Pittsburgh’s City Theatre Company has slotted the musical memoir, about Sobule’s tender time as an understandably clueless queer girl as well as the tribulations of coming out in the music biz, for May 2020. The musical’s setup is that of an intimate rock show, casting the actual audience as a fictional one, or vice versa. Breaking character during the next night’s staged reading, Sobule confided to the festival audience. “There’s so much to think about with this acting shit.”
At the playwright’s salon, held at a warm, art-laden ranch outside of town early in the workshop, the evening’s discussion among the playwrights provided a far-ranging introduction to the varied works and their equally varied writing processes.

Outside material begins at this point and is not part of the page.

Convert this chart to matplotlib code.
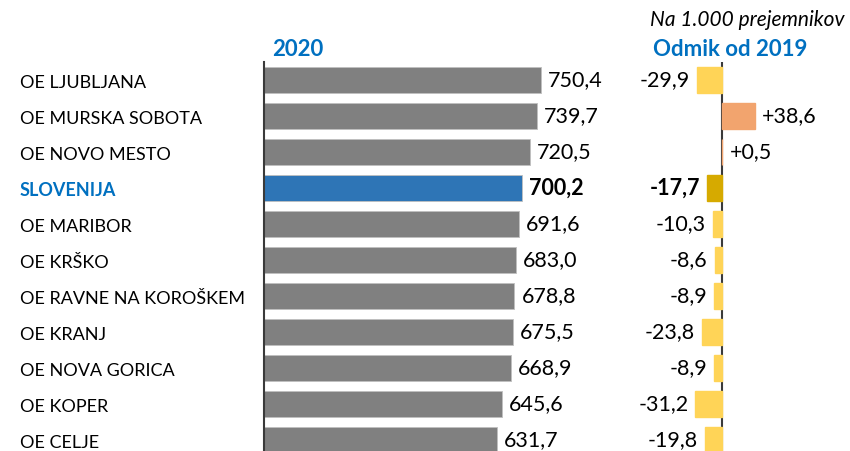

Redbone talked about the question that had nagged her mixed-race family for decades: Why had a Native American ancestor, rounded up and sent from Appalachian Kentucky to Oklahoma in the mass relocation known as the Trail of Tears, returned to coal country? “Why did he come back?” asked the composer with the long braids and commanding voice, as gentle as it is direct. Rosendorf described the U.S. border strategy of “death by deterrence” (using unforgiving terrain to thwart migrants) that had compelled him to set Refuge on a ranch 70 miles north of the Texas-Mexico border.
Jacobs-Jenkins was sitting next to moderator Chip Walton, in front of big windows offerings views of mountains and acres of greening hay. Asked about the different forms his plays have taken, he told Walton (whose Curious Theatre Company has singlehandedly introduced Denver audiences to the MacArthur Fellow’s work, mounting regional premieres of Appropriate and Gloria), “I allow the play to tell me the form it wants to take.”
His new play, though, was being a bit tight-lipped about what it wants to be. The process, he said, was proving “slower than I thought it would be.” He had 30 or so pages when he sat down for Tuesday’s salon; the reading on Friday lasted around 45 minutes.
The reading for Black Mountain Women wasn’t much longer, as writer Naomi lizuka was just beginning to dig in. But patience with the process is exactly what the festival both preaches and practices. “Lucas Hnath only had 28 pages when he left the festival last year,” noted Leynse, underscoring the fest’s commitment to the development process at whatever stage. “If we don’t get to a full-length play by the end of the week, it’s not seen as a loss.”